Strengthening Defenses, Laboratory by Laboratory

Feb 01, 2023
Reeti Hobson
IDDS by the Numbers FY2022

 

USAID’s Infectious Disease Detection and Surveillance (IDDS) project strengthens health systems by focusing on laboratory networks. As one of the USAID Global Health Bureau’s leading diagnostic projects, IDDS has supported more than 450 laboratories to improve diagnostic accuracy and turnaround time, trained over 5,000 people on testing and surveillance, spearheaded enhancements to biosecurity and specimen transport, and expanded community access to quality laboratory services. When IDDS began in 2018, there was no way to know that its launch would coincide with a global health emergency: COVID-19. IDDS deployed experts dedicated to expanding diagnostic services and strengthening localized disease surveillance, supporting global pandemic response in more than 15 countries. Concurrently, IDDS recognized the need to integrate its rapid response into ongoing efforts to sustainably strengthen national diagnostic and surveillance systems.

Developing Networks and Partnerships

Five years later, IDDS is demonstrating its impact. An important aspect of integrating USAID’s Collaboration, Learning, and Adaptation framework into programming has been IDDS’ focus on creating country-led forums for experts to collaborate and share lessons. These forums create opportunities for infectious disease experts and other key partners to inform policy and program decisions, creating new linkages to improve diagnostic networks. In Southeast Asia, IDDS strengthened regional linkages through financial and logistical support to the Regional Public Health Laboratories Network and convened stakeholders from 11 Association of Southeast Asian Nations countries to share experiences and resources on disease detection. As COVID-19 spread, the network proved instrumental to cross-country learning and problem solving. IDDS has since sustainably localized management and coordination of the network.

Ensuring Capacity for Testing and Surveillance

IDDS builds health system capacity for detecting and responding to infectious diseases while it supports COVID-19 response. From October 2020 to September 2021, IDDS transported more than 35,400 COVID-19 specimens for testing and trained 473 people on managing and testing COVID-19 specimens. The project has trained more than 1,000 people to improve disease surveillance.

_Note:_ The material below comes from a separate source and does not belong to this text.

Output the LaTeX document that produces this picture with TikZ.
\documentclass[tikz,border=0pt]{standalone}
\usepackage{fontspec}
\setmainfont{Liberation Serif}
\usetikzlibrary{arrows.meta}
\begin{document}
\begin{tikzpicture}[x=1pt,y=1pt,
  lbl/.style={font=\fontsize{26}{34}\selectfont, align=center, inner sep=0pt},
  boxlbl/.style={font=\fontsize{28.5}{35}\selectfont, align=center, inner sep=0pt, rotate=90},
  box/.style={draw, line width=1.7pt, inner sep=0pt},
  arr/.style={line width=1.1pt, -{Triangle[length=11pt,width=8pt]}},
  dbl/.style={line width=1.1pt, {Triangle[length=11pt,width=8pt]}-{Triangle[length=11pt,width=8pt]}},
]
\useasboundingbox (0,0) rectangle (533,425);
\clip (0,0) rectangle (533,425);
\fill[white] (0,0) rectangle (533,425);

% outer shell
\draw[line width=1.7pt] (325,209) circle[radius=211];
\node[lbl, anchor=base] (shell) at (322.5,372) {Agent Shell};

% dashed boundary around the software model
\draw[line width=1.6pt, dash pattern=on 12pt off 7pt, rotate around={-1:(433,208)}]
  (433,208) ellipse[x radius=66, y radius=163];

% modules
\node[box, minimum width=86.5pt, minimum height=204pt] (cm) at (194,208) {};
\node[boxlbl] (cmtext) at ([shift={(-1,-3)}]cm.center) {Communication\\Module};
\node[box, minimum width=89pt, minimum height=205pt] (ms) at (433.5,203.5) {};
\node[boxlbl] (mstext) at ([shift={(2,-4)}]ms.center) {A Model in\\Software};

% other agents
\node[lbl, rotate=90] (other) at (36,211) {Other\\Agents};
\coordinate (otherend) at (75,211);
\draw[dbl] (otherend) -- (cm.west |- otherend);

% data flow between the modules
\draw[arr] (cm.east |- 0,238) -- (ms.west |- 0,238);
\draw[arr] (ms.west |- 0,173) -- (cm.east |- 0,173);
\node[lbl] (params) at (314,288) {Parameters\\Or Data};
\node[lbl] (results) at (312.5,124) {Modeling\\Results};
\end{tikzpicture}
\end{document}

IDDS continues to invest in localized laboratory capacity and connect the dots between the many facets of a well-functioning, efficient diagnostic network and broader health system. The goal is to cement progress toward national infectious disease programs capable of rapid and effective response, informed by global best practices. In nine countries, IDDS has deployed and is institutionalizing use of Truenat, a rapid molecular test for tuberculosis for low resource settings, and will expand its rollout to additional countries in 2023. In Bangladesh, Uganda, and Vietnam, IDDS is integrating costs and processes into existing health systems through costed plans for strengthening diagnostic networks, laboratories, and organizational structures supported by domestic resources. IDDS is also building national capacity by improving digital connectivity between human and animal health disease reporting systems.

Enhancing Information Systems

National health programs need effective and integrated real-time information systems to inform decision-making. In Mali, IDDS expanded community-based surveillance to two districts, detecting four measles outbreaks and a yellow fever outbreak. The integration of community surveillance data into the national system via mobile phones is critical for future outbreaks and current response efforts.

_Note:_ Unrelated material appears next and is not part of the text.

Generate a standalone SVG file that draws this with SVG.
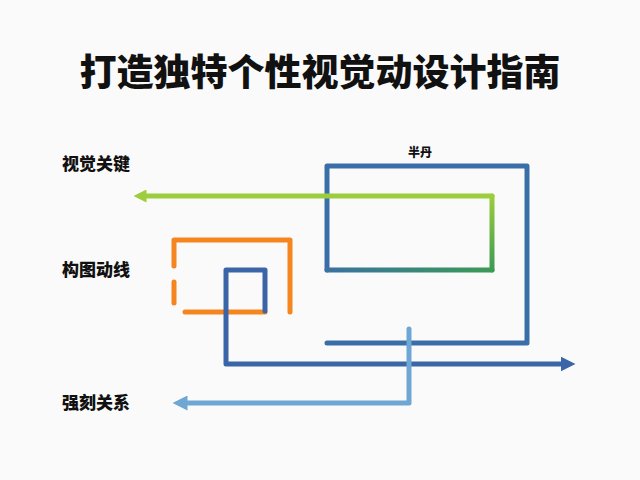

Through these interventions and others, IDDS shapes country-based diagnostic and surveillance networks with self-sustaining capacity and supports testing networks to access needed financing and resources. By expanding diagnostic services to hard-to-reach areas and strengthening surveillance systems, IDDS is building defenses against future epidemics and pandemics, laboratory by laboratory.

About the authors
Reeti Hobson

Reeti Hobson is a senior manager and health systems advisor for IDDS at ICF. The views expressed here are not necessarily those of USAID or the U.S. government.